FORT LAUDERDALE — An afternoon of margaritas and a hookah at The Rock Bar on Fort Lauderdale Beach spiraled downwards from fun to a confrontation that led to two black college students alleging they had been spat upon and a waiter being suspended.
The incident took place in the parking lot next to the bar at 219 S. Atlantic Blvd., when server Milan Spasojevic left his post and followed Alexis Frazier and her cousin Daneshia Toomer to their car. The women left a $2 tip for Spasojevic on a $38 tab and after he saw it he started “screaming at us like a crazy man,” Frazier said.
Police were called and Spasojevic, who is identified as a 37-year-old white male, was cited for misdemeanor simple battery.
“You can’t spit on someone,” said Fort Lauderdale police public information officer Det. DeAnna Greenlaw.
Frazier, 22, said the department will file formal charges against Spasojevic.
Frazier and Toomer, both Florida A&M University students, were home for a vacation, Toomer, 25, said. Toomer said they stopped at Rock Bar to try the hookah and Spasojevic told them they couldn’t have the hookah alone but had to order food or drinks. They ordered margaritas.
Spasojevic gave Frazier and Toomer their bill, which included a 15 percent gratuity charge.
“He didn’t really give us service. He just brought us the hookah and the drinks he said we had to order,” Toomer said. “We had just eaten at Beach Place.”
Frazier said she asked Spasojevic to remove the 15 percent gratuity charge from the bill. Spasojevic said he agreed and asked if anything was wrong with the service. He said the women said no, that his service was good and that the reason they wanted the gratuity removed was so that one could pay by credit card and other by cash. He said they agreed to leave him a cash tip. When he returned, they were gone, leaving behind a $2 tip – $5 shy of the $7 he was expecting.

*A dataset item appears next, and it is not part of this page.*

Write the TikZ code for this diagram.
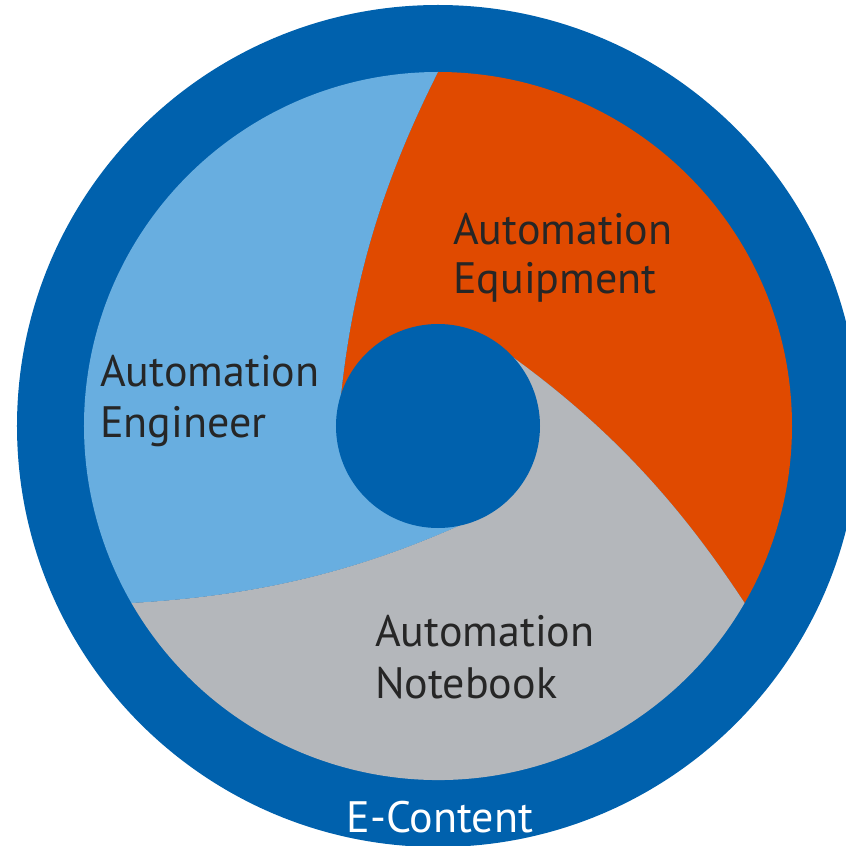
\documentclass[tikz,border=0pt]{standalone}
\usepackage{fontspec}
\setmainfont{PT Sans}
\definecolor{outerblue}{HTML}{0061AD}
\definecolor{lightblue}{HTML}{68AEE0}
\definecolor{orangeseg}{HTML}{E04A00}
\definecolor{greyseg}{HTML}{B4B7BB}
\definecolor{txt}{HTML}{262626}
\begin{document}
\begin{tikzpicture}[x=1pt,y=1pt,
  lbl/.style={anchor=base west,inner sep=0pt,text=txt,font=\fontsize{44}{49}\selectfont},
  foot/.style={anchor=base,inner sep=0pt,text=white,font=\fontsize{44}{48}\selectfont}]
\clip (-438,-420) rectangle (408,426);
\fill[white] (-438,-420) rectangle (408,426);
\fill[outerblue] (0,0) circle (421);
% orange segment
\fill[orangeseg] (90:354) arc[start angle=90,end angle=-30,radius=354]
  .. controls (-19.1:260.8) and (-1.7:178) .. (44.7:101)
  -- (164.7:101) .. controls (118.3:178) and (100.9:260.8) .. (90:354) -- cycle;
% light blue segment
\fill[lightblue] (90:354) arc[start angle=90,end angle=210,radius=354]
  .. controls (220.9:260.8) and (238.3:178) .. (284.7:101)
  -- (164.7:101) .. controls (118.3:178) and (100.9:260.8) .. (90:354) -- cycle;
% grey segment
\fill[greyseg] (210:354) arc[start angle=210,end angle=330,radius=354]
  .. controls (340.9:260.8) and (358.3:178) .. (44.7:101)
  -- (284.7:101) .. controls (238.3:178) and (220.9:260.8) .. (210:354) -- cycle;
\fill[outerblue] (0,0) circle (102);
\node[lbl] (eq1) at (15,181) {Automation};
\node[lbl] (eq2) at (15,132) {Equipment};
\node[lbl] (en1) at (-338,39.3) {Automation};
\node[lbl] (en2) at (-338,-11) {Engineer};
\node[lbl] (nb1) at (-63,-220) {Automation};
\node[lbl] (nb2) at (-63,-272) {Notebook};
\node[foot] (ec) at (2,-406) {E-Content};
\end{tikzpicture}
\end{document}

“I exploded,” Spasojevic said. “I felt like they treated me like I was a slave and not a server. I don’t work for free.”
Spasojevic followed the women to a parking lot at the southwest side of East Las Olas Boulevard and Highway AIA, shouting and screaming. He admitted spitting and said it was in disgust, as was customary in his Serbian culture. He told the South Florida Times he spat on the ground but according to the police report he told officers he spat at the car.
Toomer said she was hit by spit that flew through their car’s half-open passenger’s side window.
Tammy Wekerle of Fort Lauderdale said she and her daughter watched the scene unfold. She said Spasojevic was screaming and hurling insults at the women and a small crowd that gathered did not intervene.
Wekerle contradicted Spasojevic’s claim that he spat on the ground. She said he spat through the car window, hitting the women, and she took some paper and wiped the spit off Toomer, who, she said, was crying and hysterical.
“At first I thought that they didn’t pay the bill and then I found out he was enraged because he didn’t get tipped enough,” said Wekerle, who is white. “If it were two little white girls sitting in that car, it would have gone down differently.”
The women called police and Wekerle told the manager what had taken place. Spasojevic told police that he did not spit on the girls, only at the car. “I never spit in their face,” Spasojevic said.
Spasojevic told the South Florida Times he was ashamed at how he behaved and was truly sorry but insisted he felt he was treated poorly by the girls. He said his action had nothing to do with race. “I have a lot of black friends,” he said.
Rock Bar’s general manager Jay Oliveira was at the restaurant when Spasojevic left his post to follow Frazier and Toomer to their car. He said Spasojevic was upset about his tip because all he makes is minimum wage and tips are his pay.
Oliveira said he suspended Spasojevic for two weeks without pay for shouting at the customers. He said he was unaware of any spitting. Spasojevic however, was back at work one week after the Aug. 13 incident. He has worked at Rock Bar for four years.
“There are so many things going on, and all you can find to write about is a fight at a restaurant?” Oliveira said.
Frazier said Oliveira offered to make it up to her on her next visit to The Rock Bar.
“I declined,” she said. “I am never going back there.”